As with several other films that I have had the pleasure of viewing this year, it is just a treat to see films that defy being explained away in one sentence and beyond that, offer absolutely no sense of tired predictability. The opening sequences and the remainder of “Midnight In Paris” are nothing less than supremely enchanting as it finds Woody Allen in a more whimsical mode. Thankfully, Allen remains so fully in command of his gifts that any sense of whimsy never becomes cloying or sacrifices even one ounce of his peerless literary wit. This is a film of tremendous warmth and affection, qualities that richly enhance the humor, the characters and their respective relationships with each other and themselves.

Thematically and visually, “Midnight In Paris” functions as just as much of a love letter to Paris as “Vicky Cristina Barcelona” celebrated Spain. The movie is stunningly photographed with lush, invitingly warm colors (like those beautiful Central park in autumn sequences of Allen’s 1994 film “Bullets Over Broadway”) that are nothing less than seductive. Often it felt as if the world of Paris was reaching through the screen, gently beckoning you to take an even closer look and perhaps even stay past the ending credits. Perhaps travel agents should be stationed directly outside of the movie theater because if this film does not inspire travel, I have no idea what else could!
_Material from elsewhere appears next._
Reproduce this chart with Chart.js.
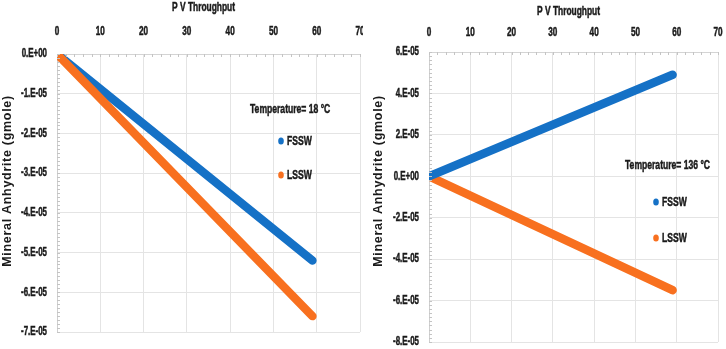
<!DOCTYPE html>
<html>
<head>
<meta charset="utf-8">
<script src="https://cdn.jsdelivr.net/npm/chart.js@4.4.1/dist/chart.umd.min.js"></script>
<style>
  body { margin: 0; background: #fff; }
  .box { position: absolute; top: 0; height: 349px; width: 363px; }
  #left { left: 0; }
  #right { left: 363px; }
</style>
</head>
<body>
<div class="box" id="left"><canvas id="chartLeft"></canvas></div>
<div class="box" id="right"><canvas id="chartRight"></canvas></div>
<script>
// PV throughput at the start and end of each run
const pvThroughput = [0, 59];

// 18 °C case
const fssw18 = [0, -5.2e-5];
const lssw18 = [0, -6.6e-5];

// 136 °C case
const fssw136 = [0, 4.9e-5];
const lssw136 = [0, -5.5e-5];

const xTicks = [0, 10, 20, 30, 40, 50, 60, 70];
const yTicksLeft = [0, -1e-5, -2e-5, -3e-5, -4e-5, -5e-5, -6e-5, -7e-5];
const yLabelsLeft = ["0.E+00", "-1.E-05", "-2.E-05", "-3.E-05", "-4.E-05", "-5.E-05", "-6.E-05", "-7.E-05"];
const yTicksRight = [6e-5, 4e-5, 2e-5, 0, -2e-5, -4e-5, -6e-5, -8e-5];
const yLabelsRight = ["6.E-05", "4.E-05", "2.E-05", "0.E+00", "-2.E-05", "-4.E-05", "-6.E-05", "-8.E-05"];

const BLUE = "#1571c6";
const ORANGE = "#f8701f";
const TEXT = "#1a1a1a";
const SANS = "'Liberation Sans', Arial, sans-serif";

function points(ys) {
  return pvThroughput.map((x, i) => ({ x: x, y: ys[i] }));
}

function labelFor(ticks, labels, value) {
  for (let i = 0; i < ticks.length; i++) {
    if (Math.abs(ticks[i] - value) < 1e-9) return labels[i];
  }
  return "";
}

// condensed bold text, like the original's narrow font
function narrow(ctx, text, x, y, align, size, sx) {
  ctx.save();
  ctx.translate(x, y);
  ctx.scale(sx, 1);
  ctx.font = "bold " + size + "px " + SANS;
  ctx.textAlign = align;
  ctx.textBaseline = "middle";
  ctx.fillStyle = TEXT;
  ctx.strokeStyle = TEXT;
  ctx.lineWidth = 0.5;
  ctx.fillText(text, 0, 0);
  ctx.strokeText(text, 0, 0);
  ctx.restore();
}

// axis labels, titles, minor ticks
const axisText = {
  id: "axisText",
  afterDraw(chart, args, o) {
    const ctx = chart.ctx;
    const a = chart.chartArea;
    const xs = chart.scales.x;
    const ys = chart.scales.y;

    // minor ticks
    ctx.save();
    ctx.strokeStyle = "#c4c4c4";
    ctx.lineWidth = 1;
    ctx.beginPath();
    for (let v = xs.min; v <= xs.max + 1e-9; v += 2) {
      const px = Math.round(xs.getPixelForValue(v)) + 0.5;
      ctx.moveTo(px, a.top);
      ctx.lineTo(px, a.top + 3);
    }
    const minorY = o.yStep / 10;
    for (let v = ys.min; v <= ys.max + 1e-12; v += minorY) {
      const py = Math.round(ys.getPixelForValue(v)) + 0.5;
      ctx.moveTo(a.left, py);
      ctx.lineTo(a.left + 3, py);
    }
    ctx.stroke();
    ctx.restore();

    xs.ticks.forEach((t) => narrow(ctx, String(t.value), xs.getPixelForValue(t.value), o.xTickY, "center", 12, 0.68));
    ys.ticks.forEach((t) =>
      narrow(ctx, labelFor(o.yTicks, o.yLabels, t.value), a.left - 10, ys.getPixelForValue(t.value), "right", 12, 0.66)
    );
    narrow(ctx, "P V Throughput", (a.left + a.right) / 2 - 5, o.titleY, "center", 12, 0.7);

    ctx.save();
    ctx.translate(o.yTitleX, 181);
    ctx.rotate(-Math.PI / 2);
    ctx.font = "bold 12.5px " + SANS;
    ctx.letterSpacing = "0.7px";
    ctx.textAlign = "center";
    ctx.textBaseline = "middle";
    ctx.fillStyle = TEXT;
    ctx.fillText("Mineral Anhydrite (gmole)", 0, 0);
    ctx.restore();
  },
};

// legend drawn inside the plot, placed relative to the chart area
const innerLegend = {
  id: "innerLegend",
  afterDatasetsDraw(chart, args, o) {
    const ctx = chart.ctx;
    const a = chart.chartArea;
    narrow(ctx, o.title, a.left + o.titleX, a.top + o.titleY, "left", 13, 0.66);
    chart.data.datasets.forEach((ds, i) => {
      const y = a.top + o.itemY[i];
      const x = a.left + o.itemX;
      ctx.save();
      ctx.fillStyle = ds.borderColor;
      ctx.beginPath();
      ctx.ellipse(x, y, 2.8, 3.6, 0, 0, Math.PI * 2);
      ctx.fill();
      ctx.restore();
      narrow(ctx, ds.label, x + 6, y, "left", 13, 0.66);
    });
  },
};

function makeChart(id, fssw, lssw, yMin, yMax, yTicks, yLabels, cfg) {
  return new Chart(document.getElementById(id), {
    type: "line",
    data: {
      datasets: [
        { label: "FSSW", data: points(fssw), borderColor: BLUE, backgroundColor: BLUE, order: cfg.order[0] },
        { label: "LSSW", data: points(lssw), borderColor: ORANGE, backgroundColor: ORANGE, order: cfg.order[1] },
      ],
    },
    options: {
      responsive: true,
      maintainAspectRatio: false,
      animation: false,
      layout: { padding: { left: 0, right: cfg.padRight, top: 0, bottom: cfg.padBottom } },
      elements: {
        line: { borderWidth: 8.5, borderCapStyle: "round", tension: 0 },
        point: { radius: 0 },
      },
      plugins: {
        legend: { display: false },
        tooltip: { enabled: false },
        innerLegend: cfg.legend,
        axisText: cfg.axis,
      },
      scales: {
        x: {
          type: "linear",
          position: "top",
          min: 0,
          max: 70,
          afterBuildTicks: (s) => { s.ticks = xTicks.map((v) => ({ value: v })); },
          afterFit: (s) => { s.height = cfg.topH; s.paddingLeft = 0; s.paddingRight = 0; },
          ticks: { display: false },
          grid: { color: "#e4e4e4", drawTicks: false },
          border: { color: "#d4d4d4" },
        },
        y: {
          type: "linear",
          min: yMin,
          max: yMax,
          afterBuildTicks: (s) => { s.ticks = yTicks.map((v) => ({ value: v })); },
          afterFit: (s) => { s.width = cfg.leftW; s.paddingTop = 0; s.paddingBottom = 0; },
          ticks: { display: false },
          grid: { color: "#e4e4e4", drawTicks: false },
          border: { color: "#cfcfcf" },
        },
      },
    },
    plugins: [innerLegend, axisText],
  });
}

makeChart("chartLeft", fssw18, lssw18, -7e-5, 0, yTicksLeft, yLabelsLeft, {
  order: [1, 0],
  topH: 54, leftW: 57, padRight: 3, padBottom: 17,
  legend: { title: "Temperature= 18 °C", titleX: 193, titleY: 55, itemX: 224, itemY: [87, 121] },
  axis: { yStep: 1e-5, yTicks: yTicksLeft, yLabels: yLabelsLeft, xTickY: 32, titleY: 8, yTitleX: 8 },
});

makeChart("chartRight", fssw136, lssw136, -8e-5, 6e-5, yTicksRight, yLabelsRight, {
  order: [0, 1],
  topH: 52, leftW: 66, padRight: 8, padBottom: 7,
  legend: { title: "Temperature= 136 °C", titleX: 196, titleY: 113, itemX: 227, itemY: [150, 186] },
  axis: { yStep: 2e-5, yTicks: yTicksRight, yLabels: yLabelsRight, xTickY: 33, titleY: 12, yTitleX: 16 },
});
</script>
</body>
</html>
As with all of Allen’s films, the writing, direction and performances from the entire cast are priceless. Without going into any specifics of their respective characters, appearances from the likes of Kathy Bates, Adrian Brody, Alison Pill, Corey Stoll and the sultry and beguiling Marianne Cotillard shine wondrously and add tremendously to the film’s overall frisky enchantment.

Sometimes the unlikeliest pairings are able to create cinematic alchemy and Owen Wilson, an actor I love yet never thought that I would find in a Woody Allen film, is surprisingly perfect and poignant in the leading role and Allen surrogate. Wilson is so engaging as Gil and his enthusiasm for Paris, for writing, for the arts and his overall romantic spirit was one I could relate to completely, making this character a true kindred spirit. Wilson’s gentle scruffiness, playful sincerity and earnestness made him completely engaging and I loved having him as my tour guide for this Parisian odyssey so much that I would have gladly followed him anywhere.

As previously stated, “Midnight In Paris” is a poetic experience but as with Allen’s oeuvre, it is also a philosophical journey. I greatly appreciated how Allen was able to weave and re-visit some of his slightly darker themes last seen in his underrated previous film, “You Will Meet A Tall Dark Stranger” (2010).

“Midnight In Paris” while joyously light as a feather, is also a cautionary tale about the dangers of nostalgia and living a life of illusion. Gil Pender is a man lost within the haze of romanticism and nostalgia for a time he never existed in and he does indeed tread the line between carrying unrealistic and fantastical impressions of a very real time period while neglecting and forsaking the life and world in front of his eyes. Allen is a tad critical of Gil just as we are also meant to embrace the Paris of his dreams with him. Again, I could completely relate to Gil’s wanderlust as I have been an Anglophile for so much of my life and still dream of one day, flying to England and walking the streets and seeing the landscapes that populated the lives of so many of my artistic heroes, especially The Beatles. Over time and even through this film, I have learned that my love and bottomless fascination with all things British is indeed based in a romance of England and definitely not the reality of England. It is a romance that is steeped in the writers, musicians, comedians, filmmakers and artists that I have adored since my childhood and this sort of a romance, while containing more than its fair share of unrealistic expectations is still euphorically, a romance.

“Midnight In Paris,” regardless of any right or wrong implications or expectations, proclaims that this very romance is worth rejoicing as a love of the arts and the people and places from where it originates can only sustain and adorn one’s life and soul tremendously. And for that, I have to say emphatically, that “Midnight In Paris” is a film that can definitely be described as a “feel good movie.” Yes, that is an abhorrent cliché and term, which makes me gag profusely, but Woody Allen has written and helmed an experience that made me feel so undeniably good. “Midnight In Paris” lifted my spirit completely. It not only filled my cinematic heart and my former English major heart, it made me smile from the very first shot and its good nature held me within its grasp until the final fadeout. If I were able, I would have wrapped my arms around it for I loved this film that much.

For Woody Allen, notoriously nihilistic, prickly and fatalistic, he has indeed produced a film that contains an open-hearted sense of wonder. “Midnight In Paris” shows that there are still things in our precarious world that can still surprise, inspire and captivate us. It speaks to the elegant mystery of the things that can only occur under the moonlit sky and it celebrates the very kinds of conversations that only occur deep in the wee hours of the night, much like Writer/Director Richard Linklater’s astoundingly romantic and verbose “Before Sunrise” (1995).

“Midnight In Paris” is a very funny, gently rapturous film that contains delicate splendor and transcendent timelessness and I urge you to seek out this film and purchase a ticket…and just in case, you may want to have a passport at the ready.